When Mr Krishnamurti speaks of choicelessness, it puzzles many people. But it is very simple to understand that for a person who has turned towards the spiritual heights, there is only one direction; not many, and therefore no choice. The word ‘initiation’ is another much misunderstood and, indeed, degraded word. A Guru puts his finger on someone’s forehead and this is said to be initiation. It is, in fact, superstition. Initiation is not an outer event at all. The factors lie within; when preparation has taken place, there is an inward transformation. The consciousness undergoes a dimensional change, and this cannot be brought about by someone else any more than someone else can see on behalf of a blind man. Without the required six points of conduct and detachment, and the shedding of at least some of the attachments of the personality, initiation cannot take place. The Sanskrit word for disciple—shishya—denotes one ‘who is capable and worthy of being taught’. One of the Masters of the Wisdom wrote that most of their secrets are incommunicable. If this were not so, wisdom could be passed on by publishing a textbook and distributing it to the world. A great deal of what needs to be said about the spiritual life has already been said many times over, but, since words do not achieve anything, people have not thereby become more spiritual. Somebody else’s thought does not bring change; one can make use of it, but the real work must be done by oneself.
Initiation means entering a new world and beginning to live at a different level. There are various grades of consciousness. A dog, watching a philosopher working on a book, sees the physical actions of its master—the hand moving, the man going to a bookshelf or turning pages. But the dog does not know what is going on within its master’s consciousness because its own consciousness is not at the same level. The final change of dimension for the human being is that of liberation—the freedom that is the utter abolition of ego. On the way to that stage, self-centredness and self-importance have to diminish. There are so-called spiritual experiences which make a person deceive himself into thinking that he has become enlightened; if he talks about it, there is something wrong, for no enlightened man claims to be so. A true inner change is self-evident in the sense that there is less of the feeling of selfhood, a widening sense of unity and a deepening harmony. The one thing that any seeker must watch for, whatever experience he may have had, whatever progress he may have made, is this I-sense; it is dangerous, and will cause him to fall.
It is very difficult to describe the change of dimension brought about by a new quality of consciousness. A hologram demonstrates that a part represents the whole. That is true of life also. In every part of life, the whole exists in all its fullness, and it is a little bit of this that some people have experienced as a new level of awareness, an ‘expansion of consciousness’. Expansions of consciousness vary in degree and duration. Trouble arises when, after experiencing a little, people begin to feel that they are very special and spiritual. Such ‘ego trips’ destroy the possibility of further progress.

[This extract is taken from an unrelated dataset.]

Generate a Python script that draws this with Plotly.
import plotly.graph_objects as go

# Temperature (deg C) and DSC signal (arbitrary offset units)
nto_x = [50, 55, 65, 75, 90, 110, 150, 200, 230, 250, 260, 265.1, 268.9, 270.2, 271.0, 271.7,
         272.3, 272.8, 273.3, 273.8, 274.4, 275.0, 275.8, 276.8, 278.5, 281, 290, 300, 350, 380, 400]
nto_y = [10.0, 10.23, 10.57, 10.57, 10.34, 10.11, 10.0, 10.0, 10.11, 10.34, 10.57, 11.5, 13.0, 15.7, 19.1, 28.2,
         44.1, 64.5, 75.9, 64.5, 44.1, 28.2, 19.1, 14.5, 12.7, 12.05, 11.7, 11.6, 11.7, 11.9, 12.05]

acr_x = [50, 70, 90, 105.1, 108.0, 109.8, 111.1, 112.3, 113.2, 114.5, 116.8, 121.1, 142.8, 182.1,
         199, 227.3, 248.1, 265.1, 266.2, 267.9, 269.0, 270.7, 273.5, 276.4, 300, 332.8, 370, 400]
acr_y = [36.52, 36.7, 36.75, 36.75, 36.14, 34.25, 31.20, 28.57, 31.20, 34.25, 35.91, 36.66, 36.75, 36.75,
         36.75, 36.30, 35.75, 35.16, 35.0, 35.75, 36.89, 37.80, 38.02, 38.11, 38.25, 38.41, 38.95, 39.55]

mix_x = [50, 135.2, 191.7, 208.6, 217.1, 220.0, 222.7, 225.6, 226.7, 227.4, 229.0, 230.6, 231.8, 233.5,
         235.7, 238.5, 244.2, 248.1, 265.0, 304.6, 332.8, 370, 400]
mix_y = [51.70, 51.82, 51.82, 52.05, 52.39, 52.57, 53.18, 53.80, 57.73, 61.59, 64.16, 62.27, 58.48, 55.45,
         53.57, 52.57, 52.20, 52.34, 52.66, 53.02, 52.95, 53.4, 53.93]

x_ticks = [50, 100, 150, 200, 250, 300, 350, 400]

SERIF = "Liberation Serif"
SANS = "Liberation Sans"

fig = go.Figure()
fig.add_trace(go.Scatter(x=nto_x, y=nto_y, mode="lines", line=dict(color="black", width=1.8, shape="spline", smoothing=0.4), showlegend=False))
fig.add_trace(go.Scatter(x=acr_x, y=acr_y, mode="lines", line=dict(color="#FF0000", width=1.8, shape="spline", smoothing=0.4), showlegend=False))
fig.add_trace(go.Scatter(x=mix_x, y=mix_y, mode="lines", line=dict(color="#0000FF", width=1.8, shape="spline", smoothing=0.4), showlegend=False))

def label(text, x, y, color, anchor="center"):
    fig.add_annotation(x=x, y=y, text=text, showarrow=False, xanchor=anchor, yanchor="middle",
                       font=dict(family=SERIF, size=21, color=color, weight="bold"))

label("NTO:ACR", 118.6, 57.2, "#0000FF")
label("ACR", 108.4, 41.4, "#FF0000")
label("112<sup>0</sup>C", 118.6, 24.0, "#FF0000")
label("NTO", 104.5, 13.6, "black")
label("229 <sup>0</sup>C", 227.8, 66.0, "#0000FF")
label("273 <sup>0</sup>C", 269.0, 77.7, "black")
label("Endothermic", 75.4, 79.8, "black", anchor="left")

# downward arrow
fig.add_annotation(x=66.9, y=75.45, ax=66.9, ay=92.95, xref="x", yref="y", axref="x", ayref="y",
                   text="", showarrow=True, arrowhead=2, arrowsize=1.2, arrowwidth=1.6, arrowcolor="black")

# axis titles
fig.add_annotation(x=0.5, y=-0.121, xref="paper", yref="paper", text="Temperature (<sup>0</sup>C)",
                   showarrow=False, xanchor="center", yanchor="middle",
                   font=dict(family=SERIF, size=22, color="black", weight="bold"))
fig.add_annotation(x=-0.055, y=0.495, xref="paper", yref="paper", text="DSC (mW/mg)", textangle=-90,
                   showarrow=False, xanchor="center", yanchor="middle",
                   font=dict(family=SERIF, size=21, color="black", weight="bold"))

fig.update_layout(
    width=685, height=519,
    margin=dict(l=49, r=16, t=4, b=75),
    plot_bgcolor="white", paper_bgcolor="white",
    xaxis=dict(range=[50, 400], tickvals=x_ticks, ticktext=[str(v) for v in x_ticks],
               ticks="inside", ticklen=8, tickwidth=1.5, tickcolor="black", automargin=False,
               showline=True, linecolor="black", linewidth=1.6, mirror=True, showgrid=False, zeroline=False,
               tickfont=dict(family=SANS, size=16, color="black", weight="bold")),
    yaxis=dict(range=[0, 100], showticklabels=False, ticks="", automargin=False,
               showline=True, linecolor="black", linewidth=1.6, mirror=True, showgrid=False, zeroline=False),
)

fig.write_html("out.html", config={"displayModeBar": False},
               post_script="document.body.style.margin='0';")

After the stage which in Buddhism is called srotapatti, there is that of the sakridagamin or kutichaka who has come near to the end of compulsory incarnations. At this stage, there is said to be a wider vision of the meaning, beauty and truth of existence. Much of manifestation is incomprehensible to us. We see suffering and cannot understand it. But a person undergoing the second initiation begins to realize the beauty of its meaning. The third is that of the anagamin or hamsa whose karma has been wiped away and who is not, therefore, under compulsion to return into a physical body. The compulsion of karma is the compulsion of one’s own thirst for experience. At this stage the last shred of desire dies. Light on the Path describes how ambition can take new and subtle forms and ambition for worldly things may turn into ambition for the spiritual. In the same way, yearning for liberation can be a form of ambition. But when the sense of unity is fully established, what is there to be ambitious about? Ambition and desire die, even desire for the spiritual.
It is said that there is a difference between the Buddhic consciousness and the Nirvanic. The Buddhic consciousness is a wonderful feeling of unity with everything—with the grass, sand, animals, human beings, even with what before seemed disgusting or painful. There is oneness with the suffering of those who suffer and with the joy of those who are happy. But in the Nirvanic consciousness there is no trace of the feeling that ‘I am one with the other.’ There is undivided unity, deep and steady.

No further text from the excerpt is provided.